Since Bakke, more and more groups have claimed discrimination: skin colour, national heritage, gender, sexual orientation, disability, age — it often seems as though no one feels they have NOT been discriminated against.
What gets lost in the rhetoric is that while there is certainly discrimination on all sorts of grounds, there is a question of merit, and it seems that as a country, we no longer care about merit. Our other values compete so hard with one another that “best” is an afterthought.
Here’s an example. Identical resumes are submitted and only the name is different. The Hispanic name is immediately rejected but the Anglo name is given an interview. This is obvious discrimination because the sole difference is the name, not the abilities nor job history. However, if that person walks into the interview, he/she may be discounted because of age, having nothing to do with the job. This is a cloaked discrimination no one will ever be able to prove. In the end, the company hires someone younger, with fewer skills and lesser abilities, because merit doesn’t count in the process. The company cares less about who can do the job best, while considering age as a bigger priority.

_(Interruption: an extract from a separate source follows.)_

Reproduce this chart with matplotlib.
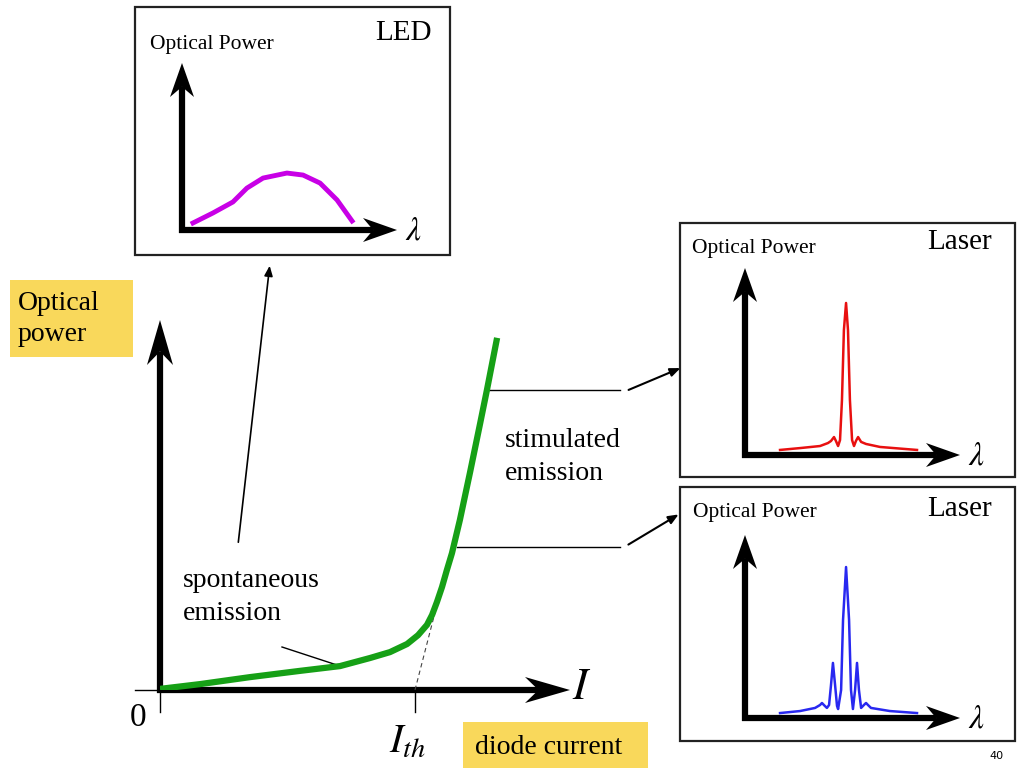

We can all see these cloaked forms of discrimination….taller men tend to do “better” than shorter men. Prettier women do better than women who are less pretty. Thin people do better than fat people. The list goes on, and “better” refers to college admissions, jobs, social life…it’s all pretty sad.
Discrimination is a terrible thing, dating back to things like “No Irish Need Apply”. Back to when legitimate groups were denied access: think “separate but equal” water fountains, restricted clubs, and everything else codified. We need laws to protect against those horrors.
But we also need a sea change in how we EACH AND EVERY ONE see other people. We need to care more about character and ability. We need to do this when we admit students, hire people, grant leases, etc. And until we do, we need legal means to make the haters fall into line.